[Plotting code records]
[BEGIN]

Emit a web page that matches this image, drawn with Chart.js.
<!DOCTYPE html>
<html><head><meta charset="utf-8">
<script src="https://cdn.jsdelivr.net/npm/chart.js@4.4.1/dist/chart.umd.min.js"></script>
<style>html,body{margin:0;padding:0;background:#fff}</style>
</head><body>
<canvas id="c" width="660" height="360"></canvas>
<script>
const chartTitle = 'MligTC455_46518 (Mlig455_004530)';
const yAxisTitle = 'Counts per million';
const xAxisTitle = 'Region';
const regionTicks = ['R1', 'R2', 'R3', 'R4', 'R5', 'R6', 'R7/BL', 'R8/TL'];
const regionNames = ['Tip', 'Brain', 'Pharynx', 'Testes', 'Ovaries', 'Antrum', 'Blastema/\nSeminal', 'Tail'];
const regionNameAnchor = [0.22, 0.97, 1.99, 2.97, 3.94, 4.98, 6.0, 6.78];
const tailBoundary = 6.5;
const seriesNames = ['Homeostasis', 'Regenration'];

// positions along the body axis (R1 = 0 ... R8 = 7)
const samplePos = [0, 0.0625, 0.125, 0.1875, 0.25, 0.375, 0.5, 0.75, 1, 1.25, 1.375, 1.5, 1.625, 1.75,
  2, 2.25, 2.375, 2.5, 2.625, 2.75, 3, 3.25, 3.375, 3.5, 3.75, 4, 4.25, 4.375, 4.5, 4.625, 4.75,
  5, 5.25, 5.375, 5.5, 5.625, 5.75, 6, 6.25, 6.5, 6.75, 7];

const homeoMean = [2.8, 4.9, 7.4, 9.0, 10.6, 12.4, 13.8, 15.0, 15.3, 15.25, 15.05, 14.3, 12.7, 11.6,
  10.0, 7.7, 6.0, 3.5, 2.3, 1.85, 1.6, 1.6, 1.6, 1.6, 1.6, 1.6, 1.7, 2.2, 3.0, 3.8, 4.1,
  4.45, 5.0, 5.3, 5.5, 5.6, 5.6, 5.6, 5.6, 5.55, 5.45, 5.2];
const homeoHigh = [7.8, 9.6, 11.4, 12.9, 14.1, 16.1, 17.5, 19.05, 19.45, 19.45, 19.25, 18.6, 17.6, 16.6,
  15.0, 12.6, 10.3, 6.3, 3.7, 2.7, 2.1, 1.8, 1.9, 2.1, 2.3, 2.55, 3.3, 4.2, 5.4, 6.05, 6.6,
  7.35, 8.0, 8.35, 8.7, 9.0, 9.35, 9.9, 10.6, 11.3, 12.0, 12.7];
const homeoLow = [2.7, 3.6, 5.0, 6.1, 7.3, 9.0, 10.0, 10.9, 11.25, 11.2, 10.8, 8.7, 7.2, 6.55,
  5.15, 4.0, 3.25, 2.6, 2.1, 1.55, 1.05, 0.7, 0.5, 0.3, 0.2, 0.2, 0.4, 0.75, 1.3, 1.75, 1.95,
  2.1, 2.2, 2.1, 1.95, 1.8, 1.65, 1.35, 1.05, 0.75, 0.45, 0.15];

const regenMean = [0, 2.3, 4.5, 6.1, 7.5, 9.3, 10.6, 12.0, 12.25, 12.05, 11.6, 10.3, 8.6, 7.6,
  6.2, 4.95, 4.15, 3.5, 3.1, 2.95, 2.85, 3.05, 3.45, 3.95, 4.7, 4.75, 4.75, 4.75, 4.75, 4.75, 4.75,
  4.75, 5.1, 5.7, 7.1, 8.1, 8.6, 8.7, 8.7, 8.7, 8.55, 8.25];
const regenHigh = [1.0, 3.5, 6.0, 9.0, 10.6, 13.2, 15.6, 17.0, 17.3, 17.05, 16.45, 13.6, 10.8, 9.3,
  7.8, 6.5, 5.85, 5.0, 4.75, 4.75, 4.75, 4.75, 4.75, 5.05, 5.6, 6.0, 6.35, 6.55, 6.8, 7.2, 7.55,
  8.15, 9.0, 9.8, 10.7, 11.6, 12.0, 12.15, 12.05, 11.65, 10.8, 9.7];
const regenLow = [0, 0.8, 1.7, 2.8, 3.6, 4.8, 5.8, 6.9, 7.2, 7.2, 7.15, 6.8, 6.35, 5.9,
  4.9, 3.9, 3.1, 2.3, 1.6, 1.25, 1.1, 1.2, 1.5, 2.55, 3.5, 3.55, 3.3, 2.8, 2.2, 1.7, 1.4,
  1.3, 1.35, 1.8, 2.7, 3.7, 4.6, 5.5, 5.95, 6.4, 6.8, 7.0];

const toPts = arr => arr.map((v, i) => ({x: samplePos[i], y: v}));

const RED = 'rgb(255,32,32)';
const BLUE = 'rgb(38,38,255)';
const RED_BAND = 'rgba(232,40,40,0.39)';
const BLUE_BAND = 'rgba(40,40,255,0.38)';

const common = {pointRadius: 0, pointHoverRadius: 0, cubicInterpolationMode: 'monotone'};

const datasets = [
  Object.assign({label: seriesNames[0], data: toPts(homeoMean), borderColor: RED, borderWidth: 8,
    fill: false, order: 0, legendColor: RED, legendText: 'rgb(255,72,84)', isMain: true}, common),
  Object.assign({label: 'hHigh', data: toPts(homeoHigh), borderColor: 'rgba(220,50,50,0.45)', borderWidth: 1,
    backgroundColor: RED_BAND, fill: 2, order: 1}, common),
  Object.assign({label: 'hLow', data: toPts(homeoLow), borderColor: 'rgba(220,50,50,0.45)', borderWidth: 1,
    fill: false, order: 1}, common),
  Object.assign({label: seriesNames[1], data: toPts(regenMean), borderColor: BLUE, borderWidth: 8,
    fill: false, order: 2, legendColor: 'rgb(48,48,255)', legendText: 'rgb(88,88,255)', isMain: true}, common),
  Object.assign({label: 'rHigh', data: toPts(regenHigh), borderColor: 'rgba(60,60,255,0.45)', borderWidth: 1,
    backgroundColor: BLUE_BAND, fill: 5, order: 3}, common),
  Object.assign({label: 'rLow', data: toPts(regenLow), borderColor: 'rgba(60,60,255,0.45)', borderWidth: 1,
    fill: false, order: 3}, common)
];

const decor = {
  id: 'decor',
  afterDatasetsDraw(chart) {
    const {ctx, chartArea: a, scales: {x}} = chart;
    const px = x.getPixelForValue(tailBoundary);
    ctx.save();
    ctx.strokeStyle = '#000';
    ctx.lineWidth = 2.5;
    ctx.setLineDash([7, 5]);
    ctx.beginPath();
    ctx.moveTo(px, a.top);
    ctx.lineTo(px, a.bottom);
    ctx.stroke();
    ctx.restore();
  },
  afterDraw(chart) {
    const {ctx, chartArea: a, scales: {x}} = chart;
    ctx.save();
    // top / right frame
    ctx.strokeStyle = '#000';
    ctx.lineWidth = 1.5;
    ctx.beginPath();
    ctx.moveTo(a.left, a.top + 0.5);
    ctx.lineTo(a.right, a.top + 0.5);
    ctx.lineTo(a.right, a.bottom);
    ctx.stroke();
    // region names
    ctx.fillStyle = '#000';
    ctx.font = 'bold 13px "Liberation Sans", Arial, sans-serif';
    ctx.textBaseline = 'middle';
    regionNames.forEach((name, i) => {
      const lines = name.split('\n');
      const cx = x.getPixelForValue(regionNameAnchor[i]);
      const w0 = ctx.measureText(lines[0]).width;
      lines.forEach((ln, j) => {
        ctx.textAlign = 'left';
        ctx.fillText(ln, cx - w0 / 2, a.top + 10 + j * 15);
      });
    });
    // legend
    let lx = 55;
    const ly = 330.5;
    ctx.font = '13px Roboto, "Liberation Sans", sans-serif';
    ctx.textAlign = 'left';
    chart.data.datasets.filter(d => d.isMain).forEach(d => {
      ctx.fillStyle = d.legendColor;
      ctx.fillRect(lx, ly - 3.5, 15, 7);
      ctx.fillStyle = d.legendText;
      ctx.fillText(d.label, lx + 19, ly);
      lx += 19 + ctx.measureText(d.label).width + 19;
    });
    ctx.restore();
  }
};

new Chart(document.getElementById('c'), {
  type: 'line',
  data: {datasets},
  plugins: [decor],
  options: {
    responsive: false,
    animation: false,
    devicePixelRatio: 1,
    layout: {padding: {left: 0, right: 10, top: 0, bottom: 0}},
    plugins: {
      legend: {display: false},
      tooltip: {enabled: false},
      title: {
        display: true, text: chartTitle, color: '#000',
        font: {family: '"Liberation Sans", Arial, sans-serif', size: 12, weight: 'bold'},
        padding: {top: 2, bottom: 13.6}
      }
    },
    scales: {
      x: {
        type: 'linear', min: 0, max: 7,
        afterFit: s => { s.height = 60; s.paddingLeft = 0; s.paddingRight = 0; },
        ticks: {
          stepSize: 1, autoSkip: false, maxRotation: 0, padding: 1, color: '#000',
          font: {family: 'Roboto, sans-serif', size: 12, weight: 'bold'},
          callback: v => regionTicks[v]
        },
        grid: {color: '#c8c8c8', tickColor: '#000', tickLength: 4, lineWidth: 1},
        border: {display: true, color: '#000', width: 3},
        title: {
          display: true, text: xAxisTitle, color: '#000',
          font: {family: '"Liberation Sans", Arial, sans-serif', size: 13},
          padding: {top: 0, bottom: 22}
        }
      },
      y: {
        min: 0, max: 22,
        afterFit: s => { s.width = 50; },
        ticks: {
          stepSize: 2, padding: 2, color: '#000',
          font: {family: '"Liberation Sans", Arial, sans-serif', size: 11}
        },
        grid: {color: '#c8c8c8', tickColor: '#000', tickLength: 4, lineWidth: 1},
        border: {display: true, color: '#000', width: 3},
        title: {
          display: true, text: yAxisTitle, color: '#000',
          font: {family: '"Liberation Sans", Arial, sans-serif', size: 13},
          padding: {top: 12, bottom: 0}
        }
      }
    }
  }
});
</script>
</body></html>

[END]
[BEGIN]

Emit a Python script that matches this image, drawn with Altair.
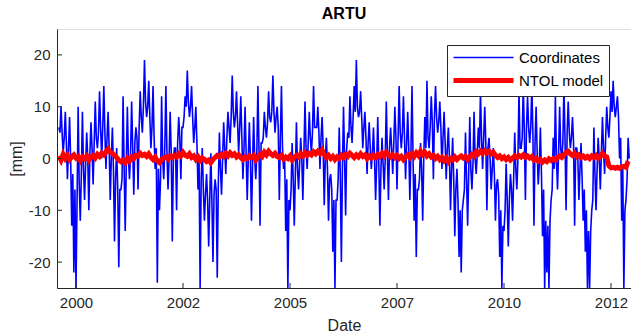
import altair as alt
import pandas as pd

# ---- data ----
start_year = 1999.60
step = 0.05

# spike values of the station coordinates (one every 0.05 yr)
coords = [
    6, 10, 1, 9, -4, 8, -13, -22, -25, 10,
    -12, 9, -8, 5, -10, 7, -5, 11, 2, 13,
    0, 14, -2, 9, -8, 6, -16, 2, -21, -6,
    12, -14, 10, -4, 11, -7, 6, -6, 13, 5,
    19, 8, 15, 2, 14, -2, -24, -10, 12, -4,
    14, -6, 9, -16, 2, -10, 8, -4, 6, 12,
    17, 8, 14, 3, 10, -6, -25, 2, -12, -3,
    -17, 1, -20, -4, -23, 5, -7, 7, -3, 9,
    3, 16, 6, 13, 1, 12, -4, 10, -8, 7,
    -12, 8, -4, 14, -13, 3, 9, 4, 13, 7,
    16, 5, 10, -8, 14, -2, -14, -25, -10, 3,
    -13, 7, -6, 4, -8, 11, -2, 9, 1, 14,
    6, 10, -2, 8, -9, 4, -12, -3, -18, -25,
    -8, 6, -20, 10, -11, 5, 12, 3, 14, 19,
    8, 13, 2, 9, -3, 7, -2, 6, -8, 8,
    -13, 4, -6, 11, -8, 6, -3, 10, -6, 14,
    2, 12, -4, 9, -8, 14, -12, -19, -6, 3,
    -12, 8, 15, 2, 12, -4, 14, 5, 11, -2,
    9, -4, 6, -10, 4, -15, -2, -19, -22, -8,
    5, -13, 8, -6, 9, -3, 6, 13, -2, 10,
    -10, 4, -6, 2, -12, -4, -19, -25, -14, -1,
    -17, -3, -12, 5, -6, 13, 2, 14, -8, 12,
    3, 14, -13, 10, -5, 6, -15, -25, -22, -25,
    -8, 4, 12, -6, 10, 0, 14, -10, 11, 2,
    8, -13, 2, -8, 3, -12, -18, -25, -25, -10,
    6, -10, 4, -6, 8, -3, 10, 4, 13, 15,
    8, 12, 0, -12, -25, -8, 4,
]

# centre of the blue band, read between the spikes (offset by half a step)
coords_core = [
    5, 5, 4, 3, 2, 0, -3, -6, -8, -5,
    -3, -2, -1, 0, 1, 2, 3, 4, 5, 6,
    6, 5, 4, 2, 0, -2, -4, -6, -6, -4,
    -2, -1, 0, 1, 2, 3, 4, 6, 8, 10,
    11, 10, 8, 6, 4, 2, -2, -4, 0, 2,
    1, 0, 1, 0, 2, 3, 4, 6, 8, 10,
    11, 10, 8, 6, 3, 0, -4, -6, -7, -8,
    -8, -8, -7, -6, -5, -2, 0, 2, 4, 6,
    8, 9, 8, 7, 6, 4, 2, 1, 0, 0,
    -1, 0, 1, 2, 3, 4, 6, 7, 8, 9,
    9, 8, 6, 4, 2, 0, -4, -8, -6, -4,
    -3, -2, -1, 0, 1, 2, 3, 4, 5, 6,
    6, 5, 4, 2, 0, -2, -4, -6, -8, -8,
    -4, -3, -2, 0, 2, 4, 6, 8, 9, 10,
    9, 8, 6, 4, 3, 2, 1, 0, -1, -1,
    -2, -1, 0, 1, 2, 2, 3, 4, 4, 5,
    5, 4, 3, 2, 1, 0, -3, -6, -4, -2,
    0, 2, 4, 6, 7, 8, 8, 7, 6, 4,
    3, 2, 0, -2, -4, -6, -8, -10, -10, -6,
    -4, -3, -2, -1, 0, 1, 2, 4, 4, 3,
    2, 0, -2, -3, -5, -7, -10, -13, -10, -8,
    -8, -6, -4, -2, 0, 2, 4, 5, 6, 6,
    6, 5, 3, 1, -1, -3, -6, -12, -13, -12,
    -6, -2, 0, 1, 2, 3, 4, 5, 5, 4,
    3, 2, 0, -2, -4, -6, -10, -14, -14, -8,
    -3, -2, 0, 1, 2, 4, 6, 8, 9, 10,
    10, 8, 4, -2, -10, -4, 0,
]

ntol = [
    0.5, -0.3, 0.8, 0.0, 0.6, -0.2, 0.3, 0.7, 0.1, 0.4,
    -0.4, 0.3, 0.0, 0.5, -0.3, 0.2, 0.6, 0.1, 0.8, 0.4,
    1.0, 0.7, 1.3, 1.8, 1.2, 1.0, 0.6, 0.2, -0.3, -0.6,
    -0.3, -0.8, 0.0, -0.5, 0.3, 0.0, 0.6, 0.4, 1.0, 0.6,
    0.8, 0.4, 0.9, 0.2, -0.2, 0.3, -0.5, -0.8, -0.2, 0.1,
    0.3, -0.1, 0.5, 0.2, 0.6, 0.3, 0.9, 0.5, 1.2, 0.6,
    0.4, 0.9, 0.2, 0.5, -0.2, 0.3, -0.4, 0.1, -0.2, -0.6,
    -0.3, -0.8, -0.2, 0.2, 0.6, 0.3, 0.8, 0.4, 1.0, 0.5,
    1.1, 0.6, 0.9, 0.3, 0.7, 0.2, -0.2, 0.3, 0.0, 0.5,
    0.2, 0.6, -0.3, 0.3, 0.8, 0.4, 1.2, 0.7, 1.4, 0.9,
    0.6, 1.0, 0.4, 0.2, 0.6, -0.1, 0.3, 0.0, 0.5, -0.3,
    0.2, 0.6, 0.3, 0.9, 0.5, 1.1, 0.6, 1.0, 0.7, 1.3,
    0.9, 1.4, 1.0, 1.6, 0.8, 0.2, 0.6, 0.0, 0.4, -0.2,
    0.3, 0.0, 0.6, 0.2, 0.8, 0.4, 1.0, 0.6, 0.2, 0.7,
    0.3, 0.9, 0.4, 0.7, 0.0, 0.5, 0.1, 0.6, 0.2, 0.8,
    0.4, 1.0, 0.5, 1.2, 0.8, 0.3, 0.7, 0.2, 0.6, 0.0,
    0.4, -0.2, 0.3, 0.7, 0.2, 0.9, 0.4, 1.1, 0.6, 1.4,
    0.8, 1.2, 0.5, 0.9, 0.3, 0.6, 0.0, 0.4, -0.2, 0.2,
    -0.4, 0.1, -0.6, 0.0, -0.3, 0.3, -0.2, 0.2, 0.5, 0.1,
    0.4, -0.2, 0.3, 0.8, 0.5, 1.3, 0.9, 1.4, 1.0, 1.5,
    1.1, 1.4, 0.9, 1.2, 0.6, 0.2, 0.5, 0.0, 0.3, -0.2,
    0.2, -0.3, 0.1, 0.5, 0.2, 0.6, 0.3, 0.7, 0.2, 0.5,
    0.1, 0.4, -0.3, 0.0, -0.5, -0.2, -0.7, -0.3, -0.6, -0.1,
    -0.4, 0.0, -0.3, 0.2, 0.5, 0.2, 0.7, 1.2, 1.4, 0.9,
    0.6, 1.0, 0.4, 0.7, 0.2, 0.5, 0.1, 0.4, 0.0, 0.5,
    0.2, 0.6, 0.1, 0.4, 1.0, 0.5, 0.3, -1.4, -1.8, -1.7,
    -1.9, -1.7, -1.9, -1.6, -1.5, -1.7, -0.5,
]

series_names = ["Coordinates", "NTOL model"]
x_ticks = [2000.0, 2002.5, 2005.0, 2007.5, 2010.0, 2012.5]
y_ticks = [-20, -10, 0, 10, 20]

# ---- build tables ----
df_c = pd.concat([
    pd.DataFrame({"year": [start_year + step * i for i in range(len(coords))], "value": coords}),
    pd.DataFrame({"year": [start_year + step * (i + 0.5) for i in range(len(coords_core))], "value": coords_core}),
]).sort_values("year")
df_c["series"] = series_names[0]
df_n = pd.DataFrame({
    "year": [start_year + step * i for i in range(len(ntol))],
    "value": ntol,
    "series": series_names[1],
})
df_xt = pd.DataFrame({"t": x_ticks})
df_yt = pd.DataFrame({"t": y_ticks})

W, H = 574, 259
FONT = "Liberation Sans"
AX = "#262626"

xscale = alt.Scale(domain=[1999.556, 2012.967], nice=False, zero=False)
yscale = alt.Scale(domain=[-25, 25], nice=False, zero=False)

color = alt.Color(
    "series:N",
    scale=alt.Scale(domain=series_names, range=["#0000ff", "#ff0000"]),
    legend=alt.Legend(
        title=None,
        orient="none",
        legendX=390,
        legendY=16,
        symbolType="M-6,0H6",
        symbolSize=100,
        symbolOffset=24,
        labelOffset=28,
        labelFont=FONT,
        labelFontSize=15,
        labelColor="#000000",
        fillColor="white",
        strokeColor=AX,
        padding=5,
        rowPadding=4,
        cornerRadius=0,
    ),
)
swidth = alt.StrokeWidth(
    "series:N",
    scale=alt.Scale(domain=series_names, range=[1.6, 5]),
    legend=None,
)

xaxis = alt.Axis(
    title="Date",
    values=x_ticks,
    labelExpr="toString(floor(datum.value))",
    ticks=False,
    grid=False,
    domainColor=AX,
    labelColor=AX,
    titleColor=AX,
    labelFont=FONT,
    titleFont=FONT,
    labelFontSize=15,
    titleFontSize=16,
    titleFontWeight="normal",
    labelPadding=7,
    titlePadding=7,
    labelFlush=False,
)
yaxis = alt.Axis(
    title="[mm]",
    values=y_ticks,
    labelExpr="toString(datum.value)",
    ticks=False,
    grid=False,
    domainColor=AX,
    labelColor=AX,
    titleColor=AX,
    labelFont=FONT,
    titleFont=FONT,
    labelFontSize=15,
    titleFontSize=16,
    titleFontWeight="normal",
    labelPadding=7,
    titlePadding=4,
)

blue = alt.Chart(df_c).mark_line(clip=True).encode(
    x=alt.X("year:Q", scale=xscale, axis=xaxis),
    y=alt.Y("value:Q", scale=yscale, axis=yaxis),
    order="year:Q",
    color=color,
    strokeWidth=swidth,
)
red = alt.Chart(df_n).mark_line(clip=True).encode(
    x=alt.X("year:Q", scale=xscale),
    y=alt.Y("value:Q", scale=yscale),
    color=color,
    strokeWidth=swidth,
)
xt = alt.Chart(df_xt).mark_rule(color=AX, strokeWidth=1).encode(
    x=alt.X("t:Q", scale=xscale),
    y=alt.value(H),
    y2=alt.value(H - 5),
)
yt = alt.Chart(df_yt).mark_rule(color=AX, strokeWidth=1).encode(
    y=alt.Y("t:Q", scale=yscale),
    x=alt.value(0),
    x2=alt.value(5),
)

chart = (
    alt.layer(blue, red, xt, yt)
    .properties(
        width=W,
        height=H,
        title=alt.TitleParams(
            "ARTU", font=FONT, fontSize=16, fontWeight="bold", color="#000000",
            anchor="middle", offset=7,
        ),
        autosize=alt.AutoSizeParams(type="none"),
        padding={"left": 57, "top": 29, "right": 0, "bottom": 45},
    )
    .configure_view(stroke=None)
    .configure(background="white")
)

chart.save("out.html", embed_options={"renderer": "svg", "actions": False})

[END]

#### Task:
Copy word for word only the lines above from the one with "Emit a Python" through the one with "step = 0.05". Leave pictures out.

#### Full answer:
Emit a Python script that matches this image, drawn with Altair.
import altair as alt
import pandas as pd

# ---- data ----
start_year = 1999.60
step = 0.05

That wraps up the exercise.